**Dataset excerpts**.
-*-*-
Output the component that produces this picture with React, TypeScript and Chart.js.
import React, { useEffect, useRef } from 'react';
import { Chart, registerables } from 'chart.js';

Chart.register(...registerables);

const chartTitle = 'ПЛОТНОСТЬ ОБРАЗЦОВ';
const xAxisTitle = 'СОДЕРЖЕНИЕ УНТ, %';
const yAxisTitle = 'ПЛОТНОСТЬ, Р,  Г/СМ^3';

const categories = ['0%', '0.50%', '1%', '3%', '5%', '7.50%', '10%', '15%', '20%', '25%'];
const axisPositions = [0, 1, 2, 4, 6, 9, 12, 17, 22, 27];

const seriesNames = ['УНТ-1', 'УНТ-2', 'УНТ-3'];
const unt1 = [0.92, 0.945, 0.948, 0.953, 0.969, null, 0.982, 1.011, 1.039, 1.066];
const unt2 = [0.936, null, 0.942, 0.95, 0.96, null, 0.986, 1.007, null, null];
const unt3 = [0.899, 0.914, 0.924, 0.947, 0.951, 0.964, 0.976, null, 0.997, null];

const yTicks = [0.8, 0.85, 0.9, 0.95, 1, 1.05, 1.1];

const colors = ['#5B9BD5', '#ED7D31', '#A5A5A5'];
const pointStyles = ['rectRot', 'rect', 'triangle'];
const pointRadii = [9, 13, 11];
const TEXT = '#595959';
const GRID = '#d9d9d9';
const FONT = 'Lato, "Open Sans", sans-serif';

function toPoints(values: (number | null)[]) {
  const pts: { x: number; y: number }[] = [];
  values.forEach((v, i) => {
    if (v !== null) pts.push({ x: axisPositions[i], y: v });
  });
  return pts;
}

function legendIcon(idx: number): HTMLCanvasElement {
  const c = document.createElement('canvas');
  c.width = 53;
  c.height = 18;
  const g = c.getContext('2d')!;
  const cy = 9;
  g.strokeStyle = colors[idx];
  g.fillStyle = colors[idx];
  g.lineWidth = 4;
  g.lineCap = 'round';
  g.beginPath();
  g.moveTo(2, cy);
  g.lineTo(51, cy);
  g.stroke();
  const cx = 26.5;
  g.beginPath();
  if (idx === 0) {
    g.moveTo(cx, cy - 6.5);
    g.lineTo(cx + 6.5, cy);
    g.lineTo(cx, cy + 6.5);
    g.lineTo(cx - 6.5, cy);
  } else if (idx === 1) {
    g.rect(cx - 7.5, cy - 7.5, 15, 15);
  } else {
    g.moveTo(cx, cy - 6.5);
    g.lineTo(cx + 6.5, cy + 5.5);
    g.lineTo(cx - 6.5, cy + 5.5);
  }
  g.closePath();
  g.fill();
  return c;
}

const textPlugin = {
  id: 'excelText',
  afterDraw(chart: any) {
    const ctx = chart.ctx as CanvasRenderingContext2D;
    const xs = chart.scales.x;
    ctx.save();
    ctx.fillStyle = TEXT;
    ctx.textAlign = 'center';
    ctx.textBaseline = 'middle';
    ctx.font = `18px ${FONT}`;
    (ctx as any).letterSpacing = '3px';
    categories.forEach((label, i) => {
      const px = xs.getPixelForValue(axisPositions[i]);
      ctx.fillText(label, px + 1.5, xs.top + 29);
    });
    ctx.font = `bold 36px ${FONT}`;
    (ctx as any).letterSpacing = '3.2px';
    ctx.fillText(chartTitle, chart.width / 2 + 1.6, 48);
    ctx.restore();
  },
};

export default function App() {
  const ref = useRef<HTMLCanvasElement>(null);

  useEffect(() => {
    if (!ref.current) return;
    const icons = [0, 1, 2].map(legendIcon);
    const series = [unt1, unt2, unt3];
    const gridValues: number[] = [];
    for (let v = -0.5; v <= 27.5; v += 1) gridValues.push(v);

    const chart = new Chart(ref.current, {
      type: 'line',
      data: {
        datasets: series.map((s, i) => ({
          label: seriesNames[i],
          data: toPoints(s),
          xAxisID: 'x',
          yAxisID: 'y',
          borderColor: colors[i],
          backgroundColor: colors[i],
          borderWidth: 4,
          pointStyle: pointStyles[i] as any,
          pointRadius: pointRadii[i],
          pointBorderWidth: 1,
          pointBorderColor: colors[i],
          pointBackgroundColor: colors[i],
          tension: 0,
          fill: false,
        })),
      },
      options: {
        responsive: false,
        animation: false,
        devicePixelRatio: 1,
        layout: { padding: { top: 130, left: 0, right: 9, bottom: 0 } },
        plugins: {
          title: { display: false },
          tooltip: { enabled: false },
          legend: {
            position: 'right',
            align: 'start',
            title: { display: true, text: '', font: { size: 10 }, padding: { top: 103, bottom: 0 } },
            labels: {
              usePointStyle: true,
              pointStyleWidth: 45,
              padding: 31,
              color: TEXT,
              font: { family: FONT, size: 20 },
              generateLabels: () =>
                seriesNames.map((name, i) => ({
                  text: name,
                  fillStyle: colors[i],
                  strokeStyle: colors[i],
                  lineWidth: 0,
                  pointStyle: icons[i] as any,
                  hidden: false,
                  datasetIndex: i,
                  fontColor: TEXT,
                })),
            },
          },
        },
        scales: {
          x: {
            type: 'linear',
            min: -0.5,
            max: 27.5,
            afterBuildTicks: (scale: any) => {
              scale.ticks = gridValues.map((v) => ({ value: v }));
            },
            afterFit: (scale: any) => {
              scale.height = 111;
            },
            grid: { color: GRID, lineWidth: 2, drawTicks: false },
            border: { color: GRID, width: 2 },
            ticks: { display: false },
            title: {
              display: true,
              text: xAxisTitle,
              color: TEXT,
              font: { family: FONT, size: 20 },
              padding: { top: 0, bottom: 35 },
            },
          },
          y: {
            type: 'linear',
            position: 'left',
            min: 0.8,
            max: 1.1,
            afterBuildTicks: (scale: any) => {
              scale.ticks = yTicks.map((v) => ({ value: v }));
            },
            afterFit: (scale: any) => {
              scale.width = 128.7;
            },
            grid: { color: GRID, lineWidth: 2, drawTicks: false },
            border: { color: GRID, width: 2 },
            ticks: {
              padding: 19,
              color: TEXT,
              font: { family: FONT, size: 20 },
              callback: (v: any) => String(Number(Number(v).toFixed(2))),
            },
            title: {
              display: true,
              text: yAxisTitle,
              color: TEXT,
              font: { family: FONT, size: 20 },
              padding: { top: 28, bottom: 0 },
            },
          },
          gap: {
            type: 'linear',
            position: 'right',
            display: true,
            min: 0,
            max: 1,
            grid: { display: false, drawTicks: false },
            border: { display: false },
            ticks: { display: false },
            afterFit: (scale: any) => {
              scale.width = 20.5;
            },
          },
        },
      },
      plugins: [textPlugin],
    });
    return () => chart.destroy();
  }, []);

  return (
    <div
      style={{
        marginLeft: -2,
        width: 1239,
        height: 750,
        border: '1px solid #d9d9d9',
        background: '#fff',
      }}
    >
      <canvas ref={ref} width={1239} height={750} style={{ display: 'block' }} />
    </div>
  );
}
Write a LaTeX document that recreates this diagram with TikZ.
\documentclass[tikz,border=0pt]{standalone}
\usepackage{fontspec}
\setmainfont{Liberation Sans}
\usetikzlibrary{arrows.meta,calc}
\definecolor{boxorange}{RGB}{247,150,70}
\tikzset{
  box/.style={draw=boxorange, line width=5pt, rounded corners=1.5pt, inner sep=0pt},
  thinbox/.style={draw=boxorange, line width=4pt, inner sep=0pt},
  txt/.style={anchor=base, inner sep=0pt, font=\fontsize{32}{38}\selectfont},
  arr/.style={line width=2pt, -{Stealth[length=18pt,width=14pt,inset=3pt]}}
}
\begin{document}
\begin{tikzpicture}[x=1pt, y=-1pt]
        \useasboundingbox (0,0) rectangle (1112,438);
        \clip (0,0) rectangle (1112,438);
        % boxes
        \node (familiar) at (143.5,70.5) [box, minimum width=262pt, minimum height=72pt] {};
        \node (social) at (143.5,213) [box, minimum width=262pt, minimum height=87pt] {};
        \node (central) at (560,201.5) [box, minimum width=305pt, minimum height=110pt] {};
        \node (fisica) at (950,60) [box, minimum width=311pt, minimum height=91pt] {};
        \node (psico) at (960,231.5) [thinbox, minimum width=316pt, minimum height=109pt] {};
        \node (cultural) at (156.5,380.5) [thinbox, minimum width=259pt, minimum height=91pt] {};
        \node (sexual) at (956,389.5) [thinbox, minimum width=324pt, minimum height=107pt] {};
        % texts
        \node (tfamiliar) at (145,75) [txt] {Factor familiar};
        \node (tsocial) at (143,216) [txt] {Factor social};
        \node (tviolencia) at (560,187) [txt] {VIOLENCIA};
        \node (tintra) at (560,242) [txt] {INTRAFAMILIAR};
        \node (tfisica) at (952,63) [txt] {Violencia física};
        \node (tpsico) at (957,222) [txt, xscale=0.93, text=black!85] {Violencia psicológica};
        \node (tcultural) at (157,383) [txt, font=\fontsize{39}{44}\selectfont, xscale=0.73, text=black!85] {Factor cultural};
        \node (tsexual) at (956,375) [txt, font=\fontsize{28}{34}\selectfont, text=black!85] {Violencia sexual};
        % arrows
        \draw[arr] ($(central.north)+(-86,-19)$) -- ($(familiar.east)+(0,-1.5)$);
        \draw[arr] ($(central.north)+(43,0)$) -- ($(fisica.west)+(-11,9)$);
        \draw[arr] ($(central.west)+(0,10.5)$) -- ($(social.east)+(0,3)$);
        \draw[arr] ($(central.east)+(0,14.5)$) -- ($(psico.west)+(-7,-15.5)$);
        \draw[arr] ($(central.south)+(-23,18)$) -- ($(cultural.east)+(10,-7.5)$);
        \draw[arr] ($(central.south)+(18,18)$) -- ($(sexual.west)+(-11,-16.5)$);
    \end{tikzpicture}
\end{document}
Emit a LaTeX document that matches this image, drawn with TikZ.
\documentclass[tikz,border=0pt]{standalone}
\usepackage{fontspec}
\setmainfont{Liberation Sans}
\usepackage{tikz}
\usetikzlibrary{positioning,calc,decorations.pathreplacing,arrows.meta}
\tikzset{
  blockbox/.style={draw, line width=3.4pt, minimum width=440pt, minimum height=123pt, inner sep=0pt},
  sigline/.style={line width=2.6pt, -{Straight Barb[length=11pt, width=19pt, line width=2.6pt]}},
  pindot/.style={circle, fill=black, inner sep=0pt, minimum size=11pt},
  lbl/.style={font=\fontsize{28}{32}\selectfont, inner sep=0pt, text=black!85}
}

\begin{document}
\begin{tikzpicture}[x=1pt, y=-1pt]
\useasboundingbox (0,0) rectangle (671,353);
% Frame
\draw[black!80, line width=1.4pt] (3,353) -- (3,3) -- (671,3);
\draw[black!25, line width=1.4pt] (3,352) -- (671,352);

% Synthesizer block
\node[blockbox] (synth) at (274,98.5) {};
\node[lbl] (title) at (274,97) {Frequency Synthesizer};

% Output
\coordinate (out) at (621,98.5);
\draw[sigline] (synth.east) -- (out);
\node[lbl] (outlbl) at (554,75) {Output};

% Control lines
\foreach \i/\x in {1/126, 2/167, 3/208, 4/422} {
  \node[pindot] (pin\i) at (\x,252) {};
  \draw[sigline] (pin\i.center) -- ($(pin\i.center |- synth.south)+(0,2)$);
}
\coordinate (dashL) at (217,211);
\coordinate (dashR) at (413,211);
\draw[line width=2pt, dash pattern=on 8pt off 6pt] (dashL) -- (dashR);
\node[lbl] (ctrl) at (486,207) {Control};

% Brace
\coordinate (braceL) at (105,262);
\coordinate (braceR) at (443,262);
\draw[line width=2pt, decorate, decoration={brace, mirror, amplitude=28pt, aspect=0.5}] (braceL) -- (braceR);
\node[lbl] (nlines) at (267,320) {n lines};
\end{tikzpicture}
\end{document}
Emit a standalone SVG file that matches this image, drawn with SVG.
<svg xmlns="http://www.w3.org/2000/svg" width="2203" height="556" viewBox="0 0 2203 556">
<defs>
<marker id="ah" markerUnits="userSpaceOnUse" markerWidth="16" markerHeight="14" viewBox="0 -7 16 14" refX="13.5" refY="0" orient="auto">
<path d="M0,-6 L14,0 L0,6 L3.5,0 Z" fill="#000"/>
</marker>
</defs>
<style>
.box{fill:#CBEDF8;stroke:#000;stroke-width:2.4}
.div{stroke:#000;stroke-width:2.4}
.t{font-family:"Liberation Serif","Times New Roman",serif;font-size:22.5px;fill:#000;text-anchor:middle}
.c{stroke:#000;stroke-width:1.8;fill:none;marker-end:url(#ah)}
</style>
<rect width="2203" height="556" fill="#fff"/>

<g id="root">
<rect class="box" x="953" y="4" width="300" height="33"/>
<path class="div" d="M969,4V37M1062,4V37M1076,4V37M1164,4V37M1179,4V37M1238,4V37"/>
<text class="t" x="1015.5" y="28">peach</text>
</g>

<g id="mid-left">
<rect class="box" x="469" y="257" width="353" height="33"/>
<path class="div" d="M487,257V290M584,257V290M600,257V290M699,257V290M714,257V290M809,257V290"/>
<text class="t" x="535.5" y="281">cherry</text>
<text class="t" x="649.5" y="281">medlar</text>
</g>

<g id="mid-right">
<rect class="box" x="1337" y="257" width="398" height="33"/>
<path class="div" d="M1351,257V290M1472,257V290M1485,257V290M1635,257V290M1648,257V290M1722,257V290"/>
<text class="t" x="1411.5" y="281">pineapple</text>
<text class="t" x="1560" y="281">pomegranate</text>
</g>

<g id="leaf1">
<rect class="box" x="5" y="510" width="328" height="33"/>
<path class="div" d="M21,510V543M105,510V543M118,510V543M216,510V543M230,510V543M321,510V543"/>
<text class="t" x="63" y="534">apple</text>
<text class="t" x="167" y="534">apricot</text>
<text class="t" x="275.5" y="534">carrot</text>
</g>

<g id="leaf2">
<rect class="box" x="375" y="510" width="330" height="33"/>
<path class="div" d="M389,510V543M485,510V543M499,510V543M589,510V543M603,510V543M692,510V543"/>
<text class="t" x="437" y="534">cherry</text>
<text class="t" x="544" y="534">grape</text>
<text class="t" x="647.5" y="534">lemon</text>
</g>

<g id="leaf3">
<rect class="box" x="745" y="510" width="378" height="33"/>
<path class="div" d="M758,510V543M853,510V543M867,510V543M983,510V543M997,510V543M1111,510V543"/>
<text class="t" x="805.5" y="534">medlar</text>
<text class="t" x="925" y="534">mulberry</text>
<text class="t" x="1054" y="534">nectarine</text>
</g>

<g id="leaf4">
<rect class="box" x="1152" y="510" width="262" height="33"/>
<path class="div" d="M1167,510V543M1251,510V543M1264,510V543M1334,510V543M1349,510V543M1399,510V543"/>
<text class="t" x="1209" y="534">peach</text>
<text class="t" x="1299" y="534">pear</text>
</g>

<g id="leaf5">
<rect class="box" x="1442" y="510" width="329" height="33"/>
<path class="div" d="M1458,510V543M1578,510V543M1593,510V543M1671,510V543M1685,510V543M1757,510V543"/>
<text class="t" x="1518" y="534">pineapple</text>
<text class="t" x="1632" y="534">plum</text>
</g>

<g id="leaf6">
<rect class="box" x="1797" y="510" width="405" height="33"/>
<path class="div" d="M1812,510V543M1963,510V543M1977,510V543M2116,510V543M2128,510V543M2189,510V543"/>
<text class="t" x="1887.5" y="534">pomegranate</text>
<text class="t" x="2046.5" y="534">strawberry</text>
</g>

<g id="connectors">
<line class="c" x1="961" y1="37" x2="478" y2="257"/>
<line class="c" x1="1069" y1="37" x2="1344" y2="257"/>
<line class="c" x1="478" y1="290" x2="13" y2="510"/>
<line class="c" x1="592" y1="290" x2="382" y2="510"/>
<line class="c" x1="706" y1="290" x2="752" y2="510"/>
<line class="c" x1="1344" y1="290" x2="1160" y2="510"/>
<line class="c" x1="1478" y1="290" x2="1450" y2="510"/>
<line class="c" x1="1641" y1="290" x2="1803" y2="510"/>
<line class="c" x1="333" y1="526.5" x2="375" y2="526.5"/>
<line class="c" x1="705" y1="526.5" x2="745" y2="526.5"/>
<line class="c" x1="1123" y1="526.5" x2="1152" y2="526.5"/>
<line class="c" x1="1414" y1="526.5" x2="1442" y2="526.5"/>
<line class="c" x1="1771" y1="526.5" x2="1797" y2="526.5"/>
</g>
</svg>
-*-*-
**The problem**. Go through the records line by line and count those containing the string "image". Give only the total.

**Solution for this task**. 2